Un clásico

El nacionalismo lingüístico muestra un éxito envidiable: ha hecho que ciudadanos de un país donde el analfabetismo ha sido moneda corriente durante siglos estén dispuestos en el plazo de unos pocos años a dominar varios idiomas minoritarios que nunca se han hablado en sus familias y con los que podrán recorrer poco mundo.

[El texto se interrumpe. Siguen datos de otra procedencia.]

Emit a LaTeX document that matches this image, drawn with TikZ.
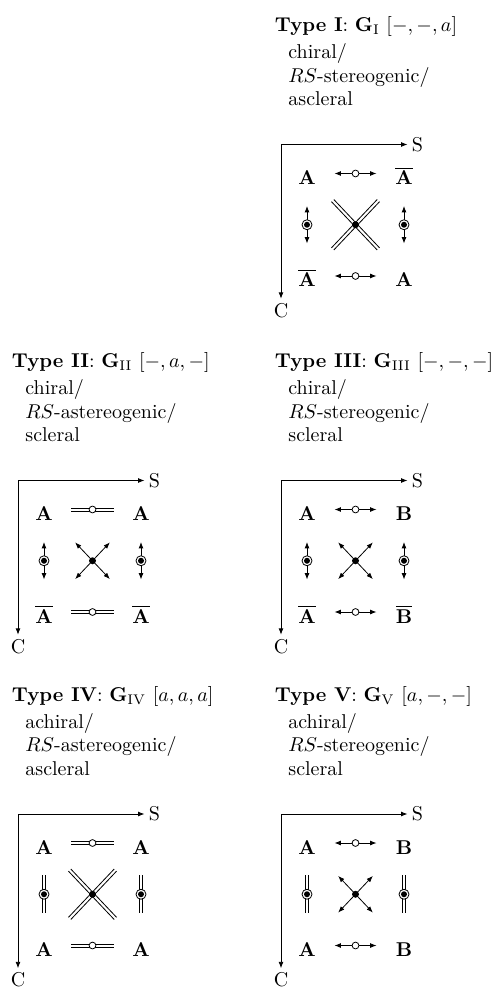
\documentclass[tikz,border=0pt]{standalone}
\usepackage{amsmath, amssymb}
\usepackage{tikz}
\usetikzlibrary{arrows.meta}

\begin{document}
\begin{tikzpicture}[x=0.5pt, y=-0.5pt, >={Latex[length=3.2pt, width=2.4pt]},
  head/.style={anchor=base west, inner sep=0pt},
  desc/.style={anchor=north west, align=left, inner sep=0pt, font={\linespread{0.98}\selectfont}},
  ax/.style={inner sep=2pt},
  lbl/.style={font=\bfseries, inner sep=0pt, minimum width=27pt, text height=11pt, text depth=0pt},
  hsingle/.style={<->},
  hdouble/.style={preaction={draw, transform canvas={yshift=0.8pt}},
    postaction={draw, transform canvas={yshift=-0.8pt}}},
  vsingle/.style={<->, shorten <=10.5pt, shorten >=10.5pt},
  vdouble/.style={preaction={draw, shorten <=10.5pt, shorten >=10.5pt, transform canvas={xshift=0.8pt}},
    postaction={draw, shorten <=10.5pt, shorten >=10.5pt, transform canvas={xshift=-0.8pt}}},
  xsingle/.style={<->, shorten <=14.8pt, shorten >=14.8pt},
  xdoublea/.style={preaction={draw, shorten <=10.8pt, shorten >=10.8pt, transform canvas={shift={(0.58pt,0.55pt)}}},
    postaction={draw, shorten <=10.8pt, shorten >=10.8pt, transform canvas={shift={(-0.58pt,-0.55pt)}}}},
  xdoubleb/.style={preaction={draw, shorten <=10.8pt, shorten >=10.8pt, transform canvas={shift={(0.58pt,-0.55pt)}}},
    postaction={draw, shorten <=10.8pt, shorten >=10.8pt, transform canvas={shift={(-0.58pt,0.55pt)}}}},
  hole/.style={circle, draw, fill=white, inner sep=0pt, minimum size=3.4pt},
  ring/.style={circle, draw, fill=white, inner sep=0pt, minimum size=5pt},
  dot/.style={circle, fill, inner sep=0pt, minimum size=3pt}]
  \useasboundingbox (0,0) rectangle (500,988);

  % Type I
  \begin{scope}[shift={(281,144.5)}]
    \node[head] (hI) at (-6.5,-113) {\textbf{Type I}: $\mathbf{G}_{\mathrm{I}}$ $[-,-,a]$};
    \node[desc] (dI) at (7,-101) {chiral/\\$RS$-stereogenic/\\ascleral};
    \node[ax] (sI) at (136.5,0) {S};
    \node[ax] (cI) at (0,166) {C};
    \draw[<->] (sI) -| (cI);
    \node[lbl] (tlI) at (26,29) {A};
    \node[lbl] (trI) at (123,29) {$\overline{\mathbf{A}}$};
    \node[lbl] (blI) at (26,131.5) {$\overline{\mathbf{A}}$};
    \node[lbl] (brI) at (123,131.5) {A};
    \draw[hsingle] (tlI) -- node[hole] (htI) {} (trI);
    \draw[hsingle] (blI) -- node[hole] (hbI) {} (brI);
    \draw[vsingle] (tlI) -- node[ring] (rlI) {} node[dot] (dlI) {} (blI);
    \draw[vsingle] (trI) -- node[ring] (rrI) {} node[dot] (drI) {} (brI);
    \path[xdoublea] (tlI) -- (brI);
    \path[xdoubleb] (trI) -- node[dot, minimum size=3.5pt] (xI) {} (blI);
  \end{scope}

  % Type II
  \begin{scope}[shift={(18,480.5)}]
    \node[head] (hII) at (-6.5,-113) {\textbf{Type II}: $\mathbf{G}_{\mathrm{II}}$ $[-,a,-]$};
    \node[desc] (dII) at (7,-101) {chiral/\\$RS$-astereogenic/\\scleral};
    \node[ax] (sII) at (136.5,0) {S};
    \node[ax] (cII) at (0,166) {C};
    \draw[<->] (sII) -| (cII);
    \node[lbl] (tlII) at (26,29) {A};
    \node[lbl] (trII) at (123,29) {A};
    \node[lbl] (blII) at (26,131.5) {$\overline{\mathbf{A}}$};
    \node[lbl] (brII) at (123,131.5) {$\overline{\mathbf{A}}$};
    \path[hdouble] (tlII) -- node[hole] (htII) {} (trII);
    \path[hdouble] (blII) -- node[hole] (hbII) {} (brII);
    \draw[vsingle] (tlII) -- node[ring] (rlII) {} node[dot] (dlII) {} (blII);
    \draw[vsingle] (trII) -- node[ring] (rrII) {} node[dot] (drII) {} (brII);
    \draw[xsingle] (tlII) -- (brII);
    \draw[xsingle] (trII) -- node[dot, minimum size=3.5pt] (xII) {} (blII);
  \end{scope}

  % Type III
  \begin{scope}[shift={(281,480.5)}]
    \node[head] (hIII) at (-6.5,-113) {\textbf{Type III}: $\mathbf{G}_{\mathrm{III}}$ $[-,-,-]$};
    \node[desc] (dIII) at (7,-101) {chiral/\\$RS$-stereogenic/\\scleral};
    \node[ax] (sIII) at (136.5,0) {S};
    \node[ax] (cIII) at (0,166) {C};
    \draw[<->] (sIII) -| (cIII);
    \node[lbl] (tlIII) at (26,29) {A};
    \node[lbl] (trIII) at (123,29) {B};
    \node[lbl] (blIII) at (26,131.5) {$\overline{\mathbf{A}}$};
    \node[lbl] (brIII) at (123,131.5) {$\overline{\mathbf{B}}$};
    \draw[hsingle] (tlIII) -- node[hole] (htIII) {} (trIII);
    \draw[hsingle] (blIII) -- node[hole] (hbIII) {} (brIII);
    \draw[vsingle] (tlIII) -- node[ring] (rlIII) {} node[dot] (dlIII) {} (blIII);
    \draw[vsingle] (trIII) -- node[ring] (rrIII) {} node[dot] (drIII) {} (brIII);
    \draw[xsingle] (tlIII) -- (brIII);
    \draw[xsingle] (trIII) -- node[dot, minimum size=3.5pt] (xIII) {} (blIII);
  \end{scope}

  % Type IV
  \begin{scope}[shift={(18,814)}]
    \node[head] (hIV) at (-6.5,-113) {\textbf{Type IV}: $\mathbf{G}_{\mathrm{IV}}$ $[a,a,a]$};
    \node[desc] (dIV) at (7,-101) {achiral/\\$RS$-astereogenic/\\ascleral};
    \node[ax] (sIV) at (136.5,0) {S};
    \node[ax] (cIV) at (0,166) {C};
    \draw[<->] (sIV) -| (cIV);
    \node[lbl] (tlIV) at (26,29) {A};
    \node[lbl] (trIV) at (123,29) {A};
    \node[lbl] (blIV) at (26,131.5) {A};
    \node[lbl] (brIV) at (123,131.5) {A};
    \path[hdouble] (tlIV) -- node[hole] (htIV) {} (trIV);
    \path[hdouble] (blIV) -- node[hole] (hbIV) {} (brIV);
    \path[vdouble] (tlIV) -- node[ring] (rlIV) {} node[dot] (dlIV) {} (blIV);
    \path[vdouble] (trIV) -- node[ring] (rrIV) {} node[dot] (drIV) {} (brIV);
    \path[xdoublea] (tlIV) -- (brIV);
    \path[xdoubleb] (trIV) -- node[dot, minimum size=3.5pt] (xIV) {} (blIV);
  \end{scope}

  % Type V
  \begin{scope}[shift={(281,814)}]
    \node[head] (hV) at (-6.5,-113) {\textbf{Type V}: $\mathbf{G}_{\mathrm{V}}$ $[a,-,-]$};
    \node[desc] (dV) at (7,-101) {achiral/\\$RS$-stereogenic/\\scleral};
    \node[ax] (sV) at (136.5,0) {S};
    \node[ax] (cV) at (0,166) {C};
    \draw[<->] (sV) -| (cV);
    \node[lbl] (tlV) at (26,29) {A};
    \node[lbl] (trV) at (123,29) {B};
    \node[lbl] (blV) at (26,131.5) {A};
    \node[lbl] (brV) at (123,131.5) {B};
    \draw[hsingle] (tlV) -- node[hole] (htV) {} (trV);
    \draw[hsingle] (blV) -- node[hole] (hbV) {} (brV);
    \path[vdouble] (tlV) -- node[ring] (rlV) {} node[dot] (dlV) {} (blV);
    \path[vdouble] (trV) -- node[ring] (rrV) {} node[dot] (drV) {} (brV);
    \draw[xsingle] (tlV) -- (brV);
    \draw[xsingle] (trV) -- node[dot, minimum size=3.5pt] (xV) {} (blV);
  \end{scope}
\end{tikzpicture}
\end{document}
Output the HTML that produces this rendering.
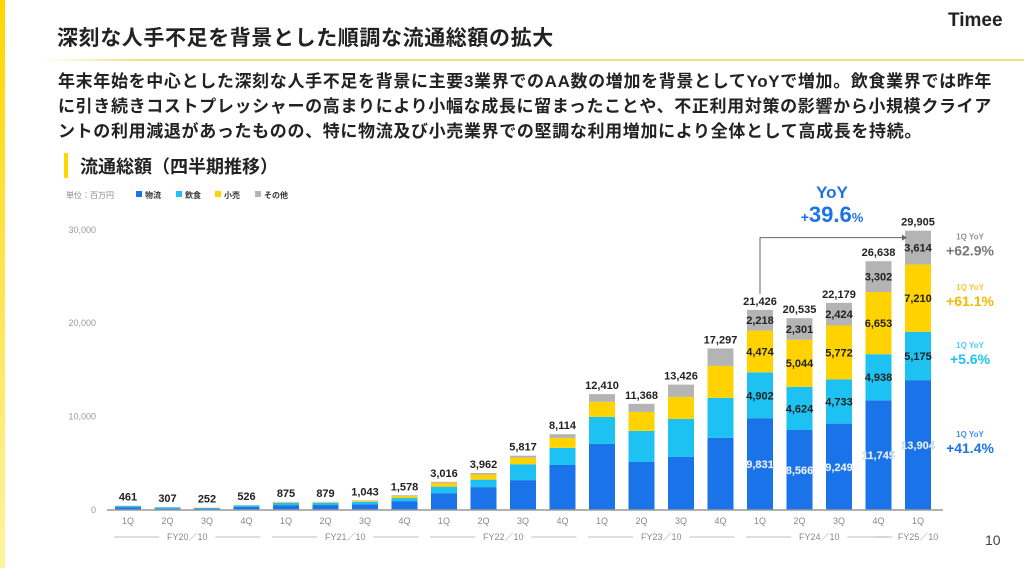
<!DOCTYPE html>
<html><head><meta charset="utf-8"><style>
body{margin:0;width:1024px;height:568px;overflow:hidden;background:#fff;font-family:"Liberation Sans","Noto Sans CJK JP",sans-serif;position:relative}
.abs{position:absolute;white-space:nowrap}
</style></head><body>
<div class="abs" style="left:0;top:0;width:5px;height:568px;background:linear-gradient(#ffd600,#fff3a0)"></div>
<div class="abs" style="left:57px;top:22px;font-size:21px;font-weight:bold;color:#222;letter-spacing:0.6px">深刻な人手不足を背景とした順調な流通総額の拡大</div>
<div class="abs" style="left:948px;top:10px;font-size:19px;font-weight:bold;color:#222">Timee</div>
<div class="abs" style="left:40px;top:59px;width:984px;height:2px;background:linear-gradient(90deg,#fff,#f3e27a 10%,#f3e27a)"></div>
<div class="abs" style="left:58px;top:69px;font-size:17px;font-weight:bold;color:#222;line-height:25px">
<div style="letter-spacing:0.65px">年末年始を中心とした深刻な人手不足を背景に主要3業界でのAA数の増加を背景としてYoYで増加。飲食業界では昨年</div>
<div style="letter-spacing:0.65px">に引き続きコストプレッシャーの高まりにより小幅な成長に留まったことや、不正利用対策の影響から小規模クライア</div>
<div style="letter-spacing:0.65px">ントの利用減退があったものの、特に物流及び小売業界での堅調な利用増加により全体として高成長を持続。</div>
</div>
<div class="abs" style="left:64px;top:153px;width:4px;height:25px;background:#ffd600"></div>
<div class="abs" style="left:80px;top:153px;font-size:18px;font-weight:bold;color:#222">流通総額（四半期推移）</div>
<div class="abs" style="left:985px;top:532px;font-size:14px;color:#444">10</div>
<svg class="abs" style="left:0;top:0" width="1024" height="568" id="chart"></svg>
<script>
const categories=["1Q","2Q","3Q","4Q","1Q","2Q","3Q","4Q","1Q","2Q","3Q","4Q","1Q","2Q","3Q","4Q","1Q","2Q","3Q","4Q","1Q"];
const fiscalYears=["FY20／10","FY21／10","FY22／10","FY23／10","FY24／10","FY25／10"];
const logistics=[300,150,150,330,520,530,620,950,1800,2450,3200,4820,7070,5140,5680,7720,9831,8566,9249,11745,13904];
const food=[140,140,80,160,250,240,260,330,700,800,1700,1830,2900,3330,4070,4280,4902,4624,4733,4938,5175];
const retail=[15,10,15,25,70,70,110,210,400,550,700,1070,1610,2030,2360,3430,4474,5044,5772,6653,7210];
const other=[6,7,7,11,35,39,53,88,116,162,217,394,830,868,1316,1867,2218,2301,2424,3302,3614];
const totals=[461,307,252,526,875,879,1043,1578,3016,3962,5817,8114,12410,11368,13426,17297,21426,20535,22179,26638,29905];
const yTicks=[0,10000,20000,30000];
const yTickLabels=["0","10,000","20,000","30,000"];
const labeledFrom=16;
const yoyLabels=["+41.4%","+5.6%","+61.1%","+62.9%"];
const svg=document.getElementById('chart');const NS="http://www.w3.org/2000/svg";
const y=v=>510-v*0.00934; const x=i=>128+i*39.5; const bw=26;
function mk(t,a,p){const e=document.createElementNS(NS,t);for(const k in a)e.setAttribute(k,a[k]);(p||svg).appendChild(e);return e;}
function tx(s,a){const e=mk('text',Object.assign({'font-family':'Liberation Sans, Noto Sans CJK JP, sans-serif'},a));e.textContent=s;return e;}
const cols=["#1a73e8","#1ec2f2","#ffd200","#b4b4b4"];const series=[logistics,food,retail,other];
yTicks.forEach((t,i)=>{const e=tx(yTickLabels[i],{x:96,y:y(t)+3,'text-anchor':'end','font-size':9,fill:'#999'});

});
const lg=tx("単位：百万円",{x:66,y:198,'font-size':8,fill:'#888'});


["物流","飲食","小売","その他"].forEach((n,i)=>{const lx=[136,176,215,255][i];
const r=mk('rect',{x:lx,y:191,width:6,height:6,fill:cols[i]});


const t=tx(n,{x:lx+9,y:198,'font-size':8,'font-weight':'bold',fill:'#333'});

});
categories.forEach((c,i)=>{let acc=0;
series.forEach((s,k)=>{const v=s[i];const r=mk('rect',{x:x(i)-bw/2,y:y(acc+v),width:bw,height:y(acc)-y(acc+v),fill:cols[k]});


if(i>=labeledFrom){const t=tx(v.toLocaleString('en-US'),{x:x(i),y:y(acc+v/2)+4,'text-anchor':'middle','font-size':11,'font-weight':'bold',fill:k==0?'#fff':'#222',stroke:k==0?'#8fb8f0':'none','stroke-width':k==0?0.4:0});

}
acc+=v;});
const tt=tx(totals[i].toLocaleString('en-US'),{x:x(i),y:y(totals[i])-5,'text-anchor':'middle','font-size':11,'font-weight':'bold',fill:'#222'});


const cl=tx(c,{x:x(i),y:524,'text-anchor':'middle','font-size':9,fill:'#888'});

});
const ax=mk('line',{x1:107,y1:510,x2:943,y2:510,stroke:'#999','stroke-width':1.5});


fiscalYears.forEach((f,j)=>{const n=j<5?4:1;const a=x(j*4)-14,b=x(j*4+n-1)+14;const cx=(a+b)/2;
const t=tx(f,{x:cx,y:540,'text-anchor':'middle','font-size':9,fill:'#888'});


if(n>1){mk('line',{x1:a,y1:537,x2:cx-28,y2:537,stroke:'#aaa','stroke-width':0.8});mk('line',{x1:cx+28,y1:537,x2:b,y2:537,stroke:'#aaa','stroke-width':0.8});}
else{mk('line',{x1:a-30,y1:537,x2:cx-30,y2:537,stroke:'#aaa','stroke-width':0.8});}});
const ar=mk('path',{d:`M${x(16)} ${y(totals[16])-16} V${y(totals[20])+7} H${x(20)-16}`,fill:'none',stroke:'#666','stroke-width':1});


mk('path',{d:`M${x(20)-16} ${y(totals[20])+4} L${x(20)-11} ${y(totals[20])+7} L${x(20)-16} ${y(totals[20])+10}Z`,fill:'#666'});
const yy=tx("YoY",{x:832,y:198,'text-anchor':'middle','font-size':17,'font-weight':'bold',fill:'#1a73e8'});


const yv=mk('text',{x:832,y:222,'text-anchor':'middle','font-family':'Liberation Sans, sans-serif','font-weight':'bold',fill:'#1a73e8'});
yv.innerHTML='<tspan font-size="14">+</tspan><tspan font-size="22">39.6</tspan><tspan font-size="13">%</tspan>';


let acc=0;const yc=["#1a73e8","#1ec2f2","#f5b800","#777"];
series.forEach((s,k)=>{const mid=y(acc+s[20]/2);acc+=s[20];
const a=tx("1Q YoY",{x:970,y:mid-8,'text-anchor':'middle','font-size':8,'font-weight':'bold',fill:yc[k],opacity:0.8});


const b=tx(yoyLabels[k],{x:970,y:mid+8,'text-anchor':'middle','font-size':14,'font-weight':'bold',fill:yc[k]});

});
</script>
</body></html>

Frecuentemente oímos expresar preocupación por el demencial acopio de falsos saberes y supersticiones revestidas de autoridad seudocientífica que prosperan sin cesar en nuestra sociedad, pese a que la información nunca ha sido tan abundante y fácil de encontrar. En Las pseudociencias, ¡vaya timo! (editorial Laetoli) de Mario Bunge se da un repaso a muchas de ellas, pero da la impresión de que cada día aparecen otras nuevas. Es una paradoja que nunca deja de darse en la modernidad, desde el Renacimiento: cuanto más avanza la ciencia más prolifera la seudociencia, como un remedo falsario o como el mono del Zaratustra nietzscheano parodiaba las elucubraciones del maestro.

La astrología, la homeopatía o el tarot multiplican patéticamente sus adeptos, pero al menos gozan de mala reputación en los círculos ilustrados. En cambio, ciertas supersticiones ideológicas se han ido volviendo inatacables en el campo de la política, hasta el punto de que incluso quienes menos las comparten se ven obligados a asumirlas a medias, so pena de ser declarados indeseables en nuestro peculiar sistema democrático. Una de las más acendradas es la que atañe a las lenguas: reivindicar la vigencia común del castellano, negar que su hegemonía se deba a una imposición arbitraria sino a múltiples razones de utilidad social y económica, cuestionar la obligatoriedad del bilingüismo o de la inmersión lingüística en algunas comunidades, etcétera ha llegado a ser casi un delito político o moral. Y sin embargo hay tantos argumentos racionales a favor de esta postura como para rechazar la quiromancia.

A defenderla y documentarla con elocuente erudición dedicó su vida («breve y valerosa», como dijo Borges de la de Stevenson) el filólogo Juan Ramón Lodares, discípulo dilecto de Gregorio Salvador. En el año 2000 publicó El paraíso políglota y dos años después Lengua y patria (ambas en editorial Taurus). En 2005 pereció por culpa de un camión desbocado en la carretera de El Escorial, camino del Guadarrama. Apenas tenía 46 años. Su temprana muerte no solo nos privó de los frutos venideros de su talento estudioso y cáustico, sino que dejó huérfanas sus obras publicadas que no deberían languidecer sino revivir.

Efectivamente, pocas hay de mayor actualidad para sacudirnos la modorra conformista en torno al tema lingüístico que se ha generado lamentablemente en España. Lodares explica muy bien los motivos históricos por los que el castellano o español llegó a ser la lengua hegemónica de nuestro país, que poco tienen que ver con imposiciones dictatoriales. Y analiza el peso de un nacionalcatolicismo anterior al franquismo en el acuñamiento de una Babel de pueblos unánimes y separados, centrados en la lengua, por encima y contra la sociedad estatal pluralista. El déficit educativo español (todavía en 1985 el número de analfabetos o carentes de cualquier tipo de instrucción llegaba al 25% de la población mayor de 10 años) es otro ingrediente fundamental de este cóctel de malentendidos. El principal de los cuales es considerar la lengua común una reivindicación de la derecha ultramontana, cuando durante finales del siglo XIX y primera mitad del XX lo fue de la izquierda más combativa cuya primera y consecuente preocupación era unir las fuerzas progresistas, no disgregarlas en etnias enfrentadas.

La disección que hace Lodares de las diversas peripecias regionales de la cuestión pueden servir para despejar mitos espúreos, al menos entre quienes no tengan interés político en fomentarlos. Y expresa un asombro que bastantes compartimos: «Sigo sin explicarme qué encanto y buena prensa tiene entre las masas la propaganda de un nacionalismo lingüístico que, aun brotando de dudosas fuentes, muestra un éxito cierto y envidiable: ha hecho que ciudadanos de un país donde el analfabetismo y la falta de instrucción en la lengua común han sido moneda corriente durante siglos (sin que tal circunstancia nos importase gran cosa) estén dispuestos en el plazo de unos pocos años a dominar varios idiomas minoritarios que nunca se han hablado en sus familias y con los que podrán recorrer unos pocos kilómetros de mundo».